Ed seized the opportunity the award accorded to
continue his life’s work. More than 20 years
ago, Chasteen founded HateBusters, an organization
that brings people from different ethnicities and
backgrounds together to find common ground. He
has intervened in situations around the country
where racially motivated hate has caused conflict
in communities. And he regularly brings together
diverse groups of people in his own community.
By traveling cross-country with no money, visiting
divided communities and sponsoring interracial
and interfaith events, Ed has overcome obstacles
many might simply avoid. But from potentially volatile
situations, Chasteen has emerged with enduring
“None of us is born knowing anybody,” Chasteen
likes to say. “I think the purpose of life
is to make as many friends as possible, and that’s
what I try to do.” By doing just that, Chasteen
has built bridges between otherwise divided communities.
The MS award ceremony provided Ed with yet another
opportunity to bring people together.
When the MS Society asked Chasteen where he would
like to receive the award, he immediately knew
the answer: Second Baptist Church of Liberty. Since
1986 he has served as the church’s ambassador
to other communities of faith, facilitating interchange
between his church and others. “We don’t
go to change them, and we don’t go to join
them,” said Chasteen. “We go to get
to know them.”
On Sunday, Jan. 30, hundreds of friends showed
their appreciation for Chasteen’s hard work.

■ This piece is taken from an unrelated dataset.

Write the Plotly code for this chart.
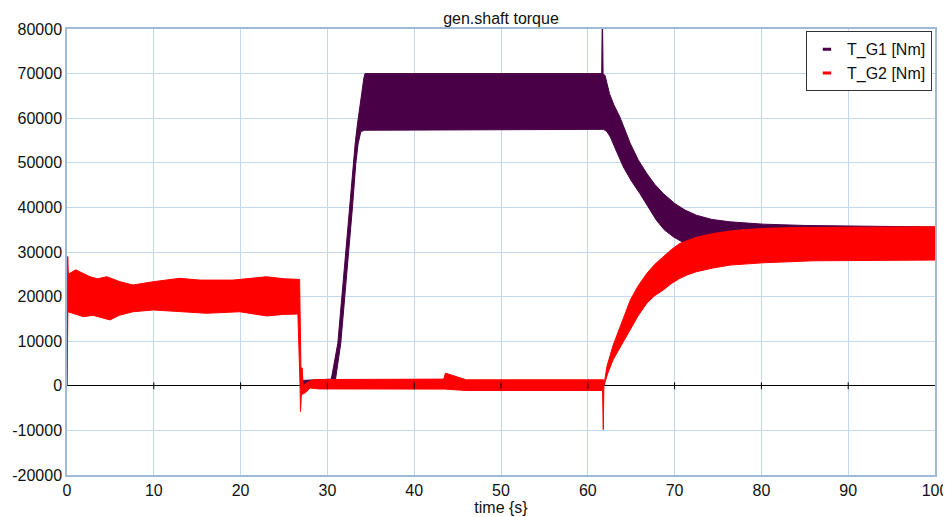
import plotly.graph_objects as go

# ---- data (envelopes of the fast oscillation bands) ----
# T_G1 [Nm]
g1_upper_t = [27.0, 30.45, 31.2, 31.66, 32.12, 32.55, 32.93, 33.2, 33.45, 33.7, 33.95, 34.2, 34.33, 61.6, 61.68, 61.76,
              62.0, 62.5, 63.0, 63.7, 64.3, 64.9, 65.8, 66.8, 67.7, 68.7, 70.0, 71.2, 72.5, 74.3, 76.4, 78.3,
              80.2, 85.0, 89.8, 100.0]
g1_upper_v = [1200, 1500, 9550, 20000, 30000, 40100, 49800, 54300, 58500, 62500, 65500, 69000, 70000, 70000, 85000, 70000,
              69500, 65500, 63000, 60250, 57200, 54300, 50700, 47600, 45200, 43100, 40900, 39400, 38250, 37300, 36760, 36450,
              36240, 35950, 35800, 35600]
g1_lower_t = [27.0, 30.9, 31.54, 32.0, 32.46, 32.89, 33.27, 33.54, 33.85, 34.3, 61.8,
              62.2, 62.6, 63.3, 64.1, 65.0, 66.0, 67.0, 67.9, 68.8, 69.85, 71.2, 76.0, 85.0, 100.0]
g1_lower_v = [-500, 1000, 9550, 20000, 30000, 40100, 49800, 54300, 57000, 57300, 57500,
              57000, 55770, 52600, 49060, 46000, 43100, 40000, 37140, 35000, 33400, 31900, 30500, 30000, 30000]

# T_G2 [Nm]
g2_upper_t = [0.0, 0.08, 0.15, 1.0, 2.0, 2.65, 3.5, 4.6, 6.1, 7.6, 9.95, 13.0, 15.3, 19.1, 23.0, 25.0, 26.8,
              26.95, 27.1, 27.2, 27.6, 28.5, 43.4, 43.6, 46.0, 61.8, 61.9, 62.2, 62.9, 63.7, 64.3, 64.9, 65.8, 66.8,
              67.7, 68.7, 69.6, 70.6, 72.5, 74.5, 76.4, 78.3, 81.0, 84.1, 100.0]
g2_upper_v = [0, 29000, 25000, 26000, 25000, 24450, 24000, 24450, 23340, 22600, 23340, 24100, 23700, 23700,
              24450, 24000, 23850, 4000, 4000, 0, 700, 1400, 1500, 2840, 1340, 1340, 600, 4300, 9000, 13270, 16400, 19240,
              22400, 25200, 27200, 28930, 30500, 31920, 33300, 34160, 34700, 35050, 35350, 35500, 35640]
g2_lower_t = [0.0, 0.1, 1.0, 1.9, 3.0, 4.95, 6.0, 7.6, 9.95, 13.0, 16.1, 19.9, 23.0, 24.9, 26.6, 26.85, 26.9, 27.0,
              27.5, 28.0, 29.0, 43.5, 46.0, 61.7, 61.78, 61.86, 62.3, 62.9, 63.9, 64.9, 65.8, 66.8, 67.7, 68.7, 69.6,
              70.6, 71.5, 72.5, 74.4, 76.4, 78.3, 80.2, 86.0, 100.0]
g2_lower_v = [0, 16600, 16000, 15500, 15800, 14770, 15800, 16600, 17000, 16600, 16260, 16600, 15660, 16000, 16100,
              0, -5750, -2000, -1500, -500, -700, -740, -1050, -1050, -9840, 0, 2800, 5800, 9300, 12530, 15700, 18500,
              20200, 21480, 22900, 24090, 24900, 25570, 26400, 27070, 27350, 27580, 28030, 28190]

x_ticks = [0, 10, 20, 30, 40, 50, 60, 70, 80, 90, 100]
x_tick_labels = ["0", "10", "20", "30", "40", "50", "60", "70", "80", "90", "100"]
y_ticks = [-20000, -10000, 0, 10000, 20000, 30000, 40000, 50000, 60000, 70000, 80000]
y_tick_labels = ["-20000", "-10000", "0", "10000", "20000", "30000", "40000", "50000", "60000", "70000", "80000"]

names = ["T_G1 [Nm]", "T_G2 [Nm]"]
colors = ["#4a0046", "#ff0000"]

FONT = "Liberation Sans, Arial, sans-serif"
TXT = "#111111"

fig = go.Figure()

bands = [(g1_upper_t, g1_upper_v, g1_lower_t, g1_lower_v),
         (g2_upper_t, g2_upper_v, g2_lower_t, g2_lower_v)]

for (ut, uv, lt, lv), name, col in zip(bands, names, colors):
    fig.add_trace(go.Scatter(
        x=list(ut) + list(reversed(lt)),
        y=list(uv) + list(reversed(lv)),
        mode="lines", fill="toself", fillcolor=col,
        line=dict(color=col, width=1),
        name=name, showlegend=False, hoverinfo="skip",
    ))

# small tick marks on the zero line
fig.add_trace(go.Scatter(
    x=x_ticks[1:-1], y=[0] * (len(x_ticks) - 2), mode="markers",
    marker=dict(symbol="line-ns-open", size=5, color="black", line=dict(color="black", width=1)),
    showlegend=False, hoverinfo="skip",
))

# legend entries
for name, col in zip(names, colors):
    fig.add_trace(go.Scatter(
        x=[None], y=[None], mode="markers", name=name,
        marker=dict(symbol="line-ew-open", size=6, color=col, line=dict(color=col, width=3)),
    ))

axis_common = dict(
    showgrid=True, gridcolor="#c2d8f0", gridwidth=1,
    showline=True, mirror=True, linecolor="#9fb9d9", linewidth=1.5,
    ticks="", automargin=False,
    tickfont=dict(family=FONT, size=16, color=TXT),
)

# the page body adds an 8px offset, so the figure is sized to fit the 951x517 window
fig.update_layout(
    width=943, height=509,
    margin=dict(l=59, r=16, t=21, b=42),
    paper_bgcolor="white", plot_bgcolor="white",
    font=dict(family=FONT, size=16, color=TXT),
    title=dict(text="gen.shaft torque", xref="paper", x=0.5, xanchor="center", y=1 - 10 / 509, yanchor="middle",
               pad=dict(t=0, b=0), font=dict(family=FONT, size=16, color=TXT)),
    xaxis=dict(range=[0, 100], tickvals=x_ticks, ticktext=x_tick_labels, zeroline=False,
               title=dict(text="time {s}", standoff=4, font=dict(family=FONT, size=16, color=TXT)),
               **axis_common),
    yaxis=dict(range=[-20000, 80000], tickvals=y_ticks, ticktext=y_tick_labels,
               zeroline=True, zerolinecolor="black", zerolinewidth=1.2,
               **axis_common),
    legend=dict(x=0.9965, y=0.995, xanchor="right", yanchor="top",
                bgcolor="white", bordercolor="#333333", borderwidth=1,
                itemwidth=30, tracegroupgap=0,
                font=dict(family=FONT, size=16, color=TXT)),
    showlegend=True,
)

fig.write_html("out.html")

People of all faiths and ethnic and racial backgrounds
joined members of the MS Society, local bike riders,
members of the William Jewell community and members
of Second Baptist, to congratulate Ed on the difference
he has made in the lives of so many.
“There were all kinds of people who had
nothing in common except they all know me,” Chasteen
said of the large crowd. “They thought they
were honoring me, but really I was just getting
them there to meet each other,” he added,
Ed saw this day as an excuse to bring his various
friends together to do what he’s always done.
But despite their differences, the guests all agreed
on at least one thing: it was really a day to celebrate
the lifelong journey of a remarkable human being.